Message delivered? Well maybe not. To be sure, it was carried in newspaper stories and on cable news broadcasts but like most weighty issues of our day it was drowned out by what I call “Stupid Noise in the News.” Full disclosure here, my wife, my ultimate editor, says I shouldn’t call it “stupid news” because it might offend people who have emotional connections to stories about Taylor Swift’s Grammy performance, Sarah Palin being offended by Rahm Emanuel’s vocabulary, negotiations about the surrender of Michael Jackson’s doctor, or what is “in” or “out” of bounds for Superbowl commercials.

So I guess the best we can say is that the message about an impending “large-scale attack” was sent, not necessarily received. There were other messages in the testimony by Blair alongside CIA Director Leon Panetta and FBI Director Robert Mueller, the annual catalog of threats to Americans and American interests. Among the more significant are: the continuing potential for global economic collapse; the Iranian and North Korean nuclear programs; international criminal cartels; and the emerging cyber threat to America’s computers and infrastructure.

There you have it. Terrorists who have a track record of killing Americans will try to kill you and, or cripple your already debilitated economy between now and July. Of that you can be certain. That’s the judgment of those who have connected the dots – a phrase that came of age after the 9/11 attacks. Lessons learned inquiries concluded that all the facts were on the table but policymakers failed to make sense of them. One could argue there were too many dots on the table to judge the credibility of the threat, much less the target or timing. But that’s a discussion for another column.

As of Tuesday, however, you have been warned. Did you get it? While the venue or the timing is not known, at least by the public, you can be sure that you’re in the crosshairs. What you don’t know is the consequences of our fellow Americans’ failure to figure out how to connect the dots. How do you discern what is important to you, your family and your future, from what is not. As a citizen with as much responsibility for our country’s course as any other citizen have you connected the dots?
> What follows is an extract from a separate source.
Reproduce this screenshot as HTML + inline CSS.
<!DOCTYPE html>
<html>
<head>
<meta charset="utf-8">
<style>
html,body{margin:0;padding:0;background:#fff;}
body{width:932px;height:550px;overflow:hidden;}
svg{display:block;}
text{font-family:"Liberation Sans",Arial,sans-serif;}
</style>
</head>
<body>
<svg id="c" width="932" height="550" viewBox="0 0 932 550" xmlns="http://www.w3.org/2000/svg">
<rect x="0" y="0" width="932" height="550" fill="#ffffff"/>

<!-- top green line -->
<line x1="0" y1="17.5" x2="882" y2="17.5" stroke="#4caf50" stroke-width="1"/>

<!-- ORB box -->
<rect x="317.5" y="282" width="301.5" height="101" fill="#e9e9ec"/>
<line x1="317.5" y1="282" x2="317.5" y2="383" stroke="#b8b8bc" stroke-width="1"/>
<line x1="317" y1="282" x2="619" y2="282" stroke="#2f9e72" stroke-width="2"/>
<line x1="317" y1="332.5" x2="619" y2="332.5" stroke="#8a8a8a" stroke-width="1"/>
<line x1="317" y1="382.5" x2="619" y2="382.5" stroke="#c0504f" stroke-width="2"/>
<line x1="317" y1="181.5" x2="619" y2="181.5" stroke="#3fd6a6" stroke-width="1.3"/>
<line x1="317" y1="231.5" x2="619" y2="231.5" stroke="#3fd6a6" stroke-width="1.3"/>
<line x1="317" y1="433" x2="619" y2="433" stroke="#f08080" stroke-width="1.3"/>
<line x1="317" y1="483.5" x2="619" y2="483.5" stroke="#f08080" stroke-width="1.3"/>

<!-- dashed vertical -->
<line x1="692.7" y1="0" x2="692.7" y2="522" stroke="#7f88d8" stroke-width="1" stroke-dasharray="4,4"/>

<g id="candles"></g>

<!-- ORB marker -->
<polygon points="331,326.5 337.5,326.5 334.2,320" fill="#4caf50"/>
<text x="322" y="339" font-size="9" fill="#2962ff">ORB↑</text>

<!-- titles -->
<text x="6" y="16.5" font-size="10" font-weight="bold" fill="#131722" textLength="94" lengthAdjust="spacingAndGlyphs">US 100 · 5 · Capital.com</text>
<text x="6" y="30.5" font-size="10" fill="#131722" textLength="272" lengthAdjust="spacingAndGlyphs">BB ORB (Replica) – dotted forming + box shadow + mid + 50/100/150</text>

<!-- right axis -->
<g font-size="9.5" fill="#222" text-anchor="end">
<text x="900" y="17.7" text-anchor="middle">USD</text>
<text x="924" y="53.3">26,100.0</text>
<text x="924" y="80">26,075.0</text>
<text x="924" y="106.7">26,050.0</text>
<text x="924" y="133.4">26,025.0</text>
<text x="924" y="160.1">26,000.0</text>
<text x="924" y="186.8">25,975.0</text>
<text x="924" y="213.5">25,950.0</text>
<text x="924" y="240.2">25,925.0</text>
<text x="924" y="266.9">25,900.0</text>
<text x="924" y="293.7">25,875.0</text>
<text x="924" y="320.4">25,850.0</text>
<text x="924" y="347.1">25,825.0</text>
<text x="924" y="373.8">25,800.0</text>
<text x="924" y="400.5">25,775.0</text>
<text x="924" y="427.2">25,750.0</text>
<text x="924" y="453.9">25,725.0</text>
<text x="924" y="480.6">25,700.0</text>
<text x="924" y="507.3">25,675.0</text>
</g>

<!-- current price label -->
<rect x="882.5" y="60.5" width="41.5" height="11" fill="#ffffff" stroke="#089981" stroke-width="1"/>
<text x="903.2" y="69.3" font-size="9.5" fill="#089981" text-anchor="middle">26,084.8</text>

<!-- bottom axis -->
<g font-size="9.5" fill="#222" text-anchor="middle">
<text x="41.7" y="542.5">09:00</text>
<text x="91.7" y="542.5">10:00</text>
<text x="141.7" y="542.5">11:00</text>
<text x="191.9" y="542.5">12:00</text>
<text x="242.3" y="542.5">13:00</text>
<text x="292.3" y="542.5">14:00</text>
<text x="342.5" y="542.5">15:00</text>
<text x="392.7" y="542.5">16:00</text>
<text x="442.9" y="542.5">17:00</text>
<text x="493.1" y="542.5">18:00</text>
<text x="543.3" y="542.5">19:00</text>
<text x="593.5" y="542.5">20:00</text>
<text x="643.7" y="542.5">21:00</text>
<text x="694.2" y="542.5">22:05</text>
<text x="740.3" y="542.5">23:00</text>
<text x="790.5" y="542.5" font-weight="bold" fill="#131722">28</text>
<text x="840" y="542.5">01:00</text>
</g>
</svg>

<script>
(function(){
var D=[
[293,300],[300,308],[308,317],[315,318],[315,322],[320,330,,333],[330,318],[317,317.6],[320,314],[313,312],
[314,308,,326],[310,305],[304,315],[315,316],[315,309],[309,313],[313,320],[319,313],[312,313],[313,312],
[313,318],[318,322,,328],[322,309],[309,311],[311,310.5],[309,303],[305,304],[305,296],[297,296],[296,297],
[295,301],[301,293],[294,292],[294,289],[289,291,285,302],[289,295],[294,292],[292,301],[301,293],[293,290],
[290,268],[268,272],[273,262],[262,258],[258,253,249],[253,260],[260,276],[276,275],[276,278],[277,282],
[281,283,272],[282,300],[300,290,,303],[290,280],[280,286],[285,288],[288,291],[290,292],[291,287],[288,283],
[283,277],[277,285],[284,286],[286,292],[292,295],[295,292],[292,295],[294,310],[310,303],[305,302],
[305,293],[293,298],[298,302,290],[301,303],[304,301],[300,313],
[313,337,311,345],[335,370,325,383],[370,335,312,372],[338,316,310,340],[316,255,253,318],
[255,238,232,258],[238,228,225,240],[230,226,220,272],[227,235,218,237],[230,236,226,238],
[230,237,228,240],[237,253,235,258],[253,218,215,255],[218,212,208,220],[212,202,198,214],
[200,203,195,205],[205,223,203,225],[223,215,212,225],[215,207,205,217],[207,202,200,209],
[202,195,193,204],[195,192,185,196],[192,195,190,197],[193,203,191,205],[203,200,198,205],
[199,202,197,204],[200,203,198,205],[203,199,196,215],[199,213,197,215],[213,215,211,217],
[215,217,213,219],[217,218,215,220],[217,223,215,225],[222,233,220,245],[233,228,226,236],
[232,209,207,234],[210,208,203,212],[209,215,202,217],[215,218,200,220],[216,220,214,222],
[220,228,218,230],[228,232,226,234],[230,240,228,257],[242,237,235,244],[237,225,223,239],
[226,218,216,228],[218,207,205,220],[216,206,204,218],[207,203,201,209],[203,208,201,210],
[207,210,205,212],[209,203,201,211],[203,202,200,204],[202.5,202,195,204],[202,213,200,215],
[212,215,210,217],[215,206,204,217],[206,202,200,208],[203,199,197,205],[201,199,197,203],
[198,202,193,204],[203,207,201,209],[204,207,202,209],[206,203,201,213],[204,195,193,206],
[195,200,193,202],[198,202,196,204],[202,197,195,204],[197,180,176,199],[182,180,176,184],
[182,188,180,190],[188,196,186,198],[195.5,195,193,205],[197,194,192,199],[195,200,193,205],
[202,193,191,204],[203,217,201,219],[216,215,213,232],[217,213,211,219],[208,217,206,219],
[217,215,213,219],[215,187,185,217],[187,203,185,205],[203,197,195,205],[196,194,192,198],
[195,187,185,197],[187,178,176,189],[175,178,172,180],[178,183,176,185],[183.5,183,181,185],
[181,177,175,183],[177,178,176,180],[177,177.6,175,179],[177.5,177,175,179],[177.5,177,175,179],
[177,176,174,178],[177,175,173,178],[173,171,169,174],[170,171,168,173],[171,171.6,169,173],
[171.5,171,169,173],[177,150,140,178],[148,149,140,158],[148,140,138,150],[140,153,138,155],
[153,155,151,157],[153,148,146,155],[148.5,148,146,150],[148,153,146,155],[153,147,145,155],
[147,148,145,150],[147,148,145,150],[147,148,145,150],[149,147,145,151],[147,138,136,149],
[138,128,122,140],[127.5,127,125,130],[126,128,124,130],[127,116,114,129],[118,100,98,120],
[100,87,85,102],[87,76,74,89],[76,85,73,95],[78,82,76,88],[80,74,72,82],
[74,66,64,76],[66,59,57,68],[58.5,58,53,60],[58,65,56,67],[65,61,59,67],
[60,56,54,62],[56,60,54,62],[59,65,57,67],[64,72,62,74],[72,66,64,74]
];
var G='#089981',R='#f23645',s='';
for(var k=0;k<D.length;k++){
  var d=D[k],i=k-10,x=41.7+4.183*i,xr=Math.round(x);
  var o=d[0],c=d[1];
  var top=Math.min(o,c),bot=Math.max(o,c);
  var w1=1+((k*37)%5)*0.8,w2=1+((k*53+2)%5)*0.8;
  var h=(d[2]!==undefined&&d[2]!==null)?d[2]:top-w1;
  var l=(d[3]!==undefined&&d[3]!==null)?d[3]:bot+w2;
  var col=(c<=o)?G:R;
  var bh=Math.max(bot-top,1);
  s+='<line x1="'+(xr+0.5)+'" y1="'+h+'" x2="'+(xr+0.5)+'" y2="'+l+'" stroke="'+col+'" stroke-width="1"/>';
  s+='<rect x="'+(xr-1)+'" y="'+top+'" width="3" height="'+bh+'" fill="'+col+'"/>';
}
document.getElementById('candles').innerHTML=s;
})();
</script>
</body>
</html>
It would be humorous, if it were not so dangerous, to ponder what passes for important issues of the day to most of American society. While a national security tornado approaches the county line our political parties are arguing over what color to paint the living room. It may be more important than ever for our country – for our own individual interests – to present a unified voice and image to a very troubled world, but we’re stuck squabbling among ourselves. Clearly there are important domestic questions that cannot be left unattended. But even these issues are not approached in a reasonable way. “Stupid Noise in the News” drowns out most of them and when they are discussed they fall victim to disingenuous political posturing, personal attacks on opponents and exaggerated claims that mask honest debate.

A change in the tone of national debates and a reversal of apparent indifference or ignorance of looming threats to our future – security, economic, or otherwise – will not solve all, perhaps not any, of the problems America faces. But the first step is awareness.

I was recently invited to speak to a dozen or so churchwomen who had formed a discussion group on world affairs. After reviewing the challenges to U.S. foreign policy and how many of them were not being adequately addressed I was asked what could any of us do to get someone to do something to fix the problems. The answer I had was to congratulate them that they had taken the first step – to make themselves aware that there was a problem. If we don’t hear the siren signaling the tornado at the county line because we’re too busy shouting at each other then it won’t matter who wins the fight over painting the house. Of that you can be certain.

Pat Ryan is a retired sailor and writer. He lives in Cookeville, Tennessee.